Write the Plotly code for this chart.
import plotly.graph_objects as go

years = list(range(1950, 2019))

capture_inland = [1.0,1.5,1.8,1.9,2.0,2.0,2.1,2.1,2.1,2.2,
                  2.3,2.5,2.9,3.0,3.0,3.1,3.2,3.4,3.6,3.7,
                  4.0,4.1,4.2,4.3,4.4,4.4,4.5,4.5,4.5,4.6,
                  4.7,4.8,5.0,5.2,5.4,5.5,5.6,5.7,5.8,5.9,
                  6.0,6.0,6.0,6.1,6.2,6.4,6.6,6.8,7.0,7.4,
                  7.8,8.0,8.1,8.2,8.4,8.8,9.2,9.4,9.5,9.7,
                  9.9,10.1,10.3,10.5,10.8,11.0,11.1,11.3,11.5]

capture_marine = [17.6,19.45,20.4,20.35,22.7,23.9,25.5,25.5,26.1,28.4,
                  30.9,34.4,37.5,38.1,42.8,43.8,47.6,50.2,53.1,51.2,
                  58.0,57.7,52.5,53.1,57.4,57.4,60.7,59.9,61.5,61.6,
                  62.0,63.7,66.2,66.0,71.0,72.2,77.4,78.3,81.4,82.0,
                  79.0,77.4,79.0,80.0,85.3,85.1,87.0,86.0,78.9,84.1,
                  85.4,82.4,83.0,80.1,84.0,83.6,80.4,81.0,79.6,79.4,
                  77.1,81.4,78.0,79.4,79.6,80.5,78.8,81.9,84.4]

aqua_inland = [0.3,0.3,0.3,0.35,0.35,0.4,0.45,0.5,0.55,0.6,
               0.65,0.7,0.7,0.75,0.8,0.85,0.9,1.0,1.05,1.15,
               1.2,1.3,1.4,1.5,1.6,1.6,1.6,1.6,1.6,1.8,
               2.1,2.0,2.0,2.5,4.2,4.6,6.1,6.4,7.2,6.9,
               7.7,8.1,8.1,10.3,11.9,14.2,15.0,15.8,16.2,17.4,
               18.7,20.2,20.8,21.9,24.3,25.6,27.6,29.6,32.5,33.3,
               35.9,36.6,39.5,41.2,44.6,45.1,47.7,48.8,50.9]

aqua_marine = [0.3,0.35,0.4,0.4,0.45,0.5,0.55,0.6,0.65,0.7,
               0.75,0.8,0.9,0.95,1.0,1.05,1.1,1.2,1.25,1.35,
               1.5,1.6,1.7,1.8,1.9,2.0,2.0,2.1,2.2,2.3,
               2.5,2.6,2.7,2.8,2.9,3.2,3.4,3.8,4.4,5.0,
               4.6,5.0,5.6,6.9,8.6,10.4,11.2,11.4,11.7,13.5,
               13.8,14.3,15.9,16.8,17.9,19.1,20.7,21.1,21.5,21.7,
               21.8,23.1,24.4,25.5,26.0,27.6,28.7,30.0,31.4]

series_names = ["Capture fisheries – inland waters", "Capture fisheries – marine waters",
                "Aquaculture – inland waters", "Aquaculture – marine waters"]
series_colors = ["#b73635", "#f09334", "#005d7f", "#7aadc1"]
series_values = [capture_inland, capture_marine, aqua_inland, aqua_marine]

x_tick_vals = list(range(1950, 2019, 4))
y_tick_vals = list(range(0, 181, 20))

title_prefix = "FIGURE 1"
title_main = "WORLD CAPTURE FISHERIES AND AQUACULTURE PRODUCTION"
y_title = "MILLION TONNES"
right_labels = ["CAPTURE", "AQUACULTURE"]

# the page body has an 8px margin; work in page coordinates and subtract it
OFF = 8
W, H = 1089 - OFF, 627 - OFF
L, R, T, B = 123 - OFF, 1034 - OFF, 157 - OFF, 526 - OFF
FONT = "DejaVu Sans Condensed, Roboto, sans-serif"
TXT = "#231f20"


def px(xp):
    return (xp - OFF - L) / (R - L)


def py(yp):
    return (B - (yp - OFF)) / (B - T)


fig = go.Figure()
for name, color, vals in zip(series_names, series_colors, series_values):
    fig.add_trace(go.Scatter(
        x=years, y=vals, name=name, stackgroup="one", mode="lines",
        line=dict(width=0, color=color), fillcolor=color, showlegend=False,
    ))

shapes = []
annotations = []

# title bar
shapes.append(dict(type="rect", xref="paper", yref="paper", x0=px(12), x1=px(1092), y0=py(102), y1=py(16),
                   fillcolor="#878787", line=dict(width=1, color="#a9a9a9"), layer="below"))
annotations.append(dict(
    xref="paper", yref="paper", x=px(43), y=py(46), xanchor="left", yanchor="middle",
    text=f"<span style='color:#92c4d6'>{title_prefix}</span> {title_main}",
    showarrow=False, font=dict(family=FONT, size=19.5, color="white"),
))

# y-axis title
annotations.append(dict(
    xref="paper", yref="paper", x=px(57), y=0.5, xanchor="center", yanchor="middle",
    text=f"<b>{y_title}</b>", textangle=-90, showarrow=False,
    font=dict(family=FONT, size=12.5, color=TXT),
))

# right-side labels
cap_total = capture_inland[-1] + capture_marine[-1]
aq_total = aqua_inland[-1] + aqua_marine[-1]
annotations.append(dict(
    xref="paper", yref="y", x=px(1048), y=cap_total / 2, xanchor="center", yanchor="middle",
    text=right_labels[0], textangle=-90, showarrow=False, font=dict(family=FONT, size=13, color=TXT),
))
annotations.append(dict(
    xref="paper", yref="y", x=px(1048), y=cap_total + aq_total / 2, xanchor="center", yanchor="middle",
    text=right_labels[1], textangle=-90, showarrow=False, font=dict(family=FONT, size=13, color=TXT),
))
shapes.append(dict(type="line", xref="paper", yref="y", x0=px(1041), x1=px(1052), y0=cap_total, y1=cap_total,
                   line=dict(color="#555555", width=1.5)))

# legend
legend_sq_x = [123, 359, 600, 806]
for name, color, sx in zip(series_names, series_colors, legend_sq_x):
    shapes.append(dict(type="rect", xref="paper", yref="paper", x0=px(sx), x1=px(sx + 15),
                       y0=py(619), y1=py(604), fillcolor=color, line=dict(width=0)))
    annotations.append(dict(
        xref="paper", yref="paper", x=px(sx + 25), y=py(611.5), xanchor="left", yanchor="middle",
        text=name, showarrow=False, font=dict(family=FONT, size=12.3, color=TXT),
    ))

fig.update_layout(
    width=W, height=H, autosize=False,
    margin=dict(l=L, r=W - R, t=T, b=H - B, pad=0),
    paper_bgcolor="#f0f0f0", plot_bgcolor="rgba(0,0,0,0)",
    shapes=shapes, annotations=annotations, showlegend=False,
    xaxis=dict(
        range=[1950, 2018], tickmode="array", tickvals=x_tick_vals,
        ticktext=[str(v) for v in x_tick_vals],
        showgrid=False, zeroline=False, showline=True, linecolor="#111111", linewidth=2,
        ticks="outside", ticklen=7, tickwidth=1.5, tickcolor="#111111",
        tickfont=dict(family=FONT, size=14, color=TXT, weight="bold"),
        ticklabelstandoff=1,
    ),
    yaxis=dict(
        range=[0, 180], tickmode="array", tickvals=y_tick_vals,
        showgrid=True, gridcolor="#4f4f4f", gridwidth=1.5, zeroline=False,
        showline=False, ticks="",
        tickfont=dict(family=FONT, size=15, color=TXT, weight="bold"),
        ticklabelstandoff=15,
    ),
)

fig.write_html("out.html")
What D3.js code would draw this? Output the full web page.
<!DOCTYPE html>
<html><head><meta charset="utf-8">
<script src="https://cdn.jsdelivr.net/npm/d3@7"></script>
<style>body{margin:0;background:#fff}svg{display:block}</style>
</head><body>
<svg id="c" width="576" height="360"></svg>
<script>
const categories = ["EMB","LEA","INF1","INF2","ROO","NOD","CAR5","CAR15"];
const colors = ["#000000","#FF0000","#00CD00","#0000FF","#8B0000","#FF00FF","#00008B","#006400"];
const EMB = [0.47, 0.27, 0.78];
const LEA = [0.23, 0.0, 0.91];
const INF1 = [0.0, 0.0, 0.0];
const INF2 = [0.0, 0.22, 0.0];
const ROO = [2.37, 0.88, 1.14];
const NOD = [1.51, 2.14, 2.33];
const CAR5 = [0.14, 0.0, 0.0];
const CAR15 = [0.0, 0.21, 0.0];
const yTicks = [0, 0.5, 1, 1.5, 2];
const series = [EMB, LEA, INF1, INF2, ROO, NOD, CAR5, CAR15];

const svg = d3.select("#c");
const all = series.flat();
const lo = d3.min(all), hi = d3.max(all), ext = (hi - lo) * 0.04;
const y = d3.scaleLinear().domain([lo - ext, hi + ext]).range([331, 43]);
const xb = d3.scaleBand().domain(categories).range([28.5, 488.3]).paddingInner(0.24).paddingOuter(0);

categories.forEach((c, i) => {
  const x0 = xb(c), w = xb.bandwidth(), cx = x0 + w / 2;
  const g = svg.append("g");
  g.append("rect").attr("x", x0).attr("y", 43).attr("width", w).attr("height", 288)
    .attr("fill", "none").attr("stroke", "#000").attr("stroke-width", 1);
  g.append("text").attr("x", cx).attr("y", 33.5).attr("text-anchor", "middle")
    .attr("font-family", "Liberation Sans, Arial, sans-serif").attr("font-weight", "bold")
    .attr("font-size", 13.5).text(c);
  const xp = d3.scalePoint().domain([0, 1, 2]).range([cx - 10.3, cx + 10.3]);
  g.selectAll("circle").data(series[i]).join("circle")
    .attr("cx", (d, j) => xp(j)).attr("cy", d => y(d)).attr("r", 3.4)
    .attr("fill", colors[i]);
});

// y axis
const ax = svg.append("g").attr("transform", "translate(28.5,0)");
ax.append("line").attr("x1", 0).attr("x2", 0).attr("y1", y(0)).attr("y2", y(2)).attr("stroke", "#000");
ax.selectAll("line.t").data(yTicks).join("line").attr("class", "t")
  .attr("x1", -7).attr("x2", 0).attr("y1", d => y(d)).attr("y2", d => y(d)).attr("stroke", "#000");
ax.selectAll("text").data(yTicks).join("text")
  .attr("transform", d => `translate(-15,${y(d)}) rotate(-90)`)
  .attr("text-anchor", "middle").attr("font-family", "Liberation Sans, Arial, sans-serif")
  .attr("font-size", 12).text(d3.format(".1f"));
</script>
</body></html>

###

→ WHAT YOU NEED TO DO
Among the lines of the material, find those that hold the word "this" and copy them.

→ THE RESULT
Write the Plotly code for this chart.
What D3.js code would draw this? Output the full web page.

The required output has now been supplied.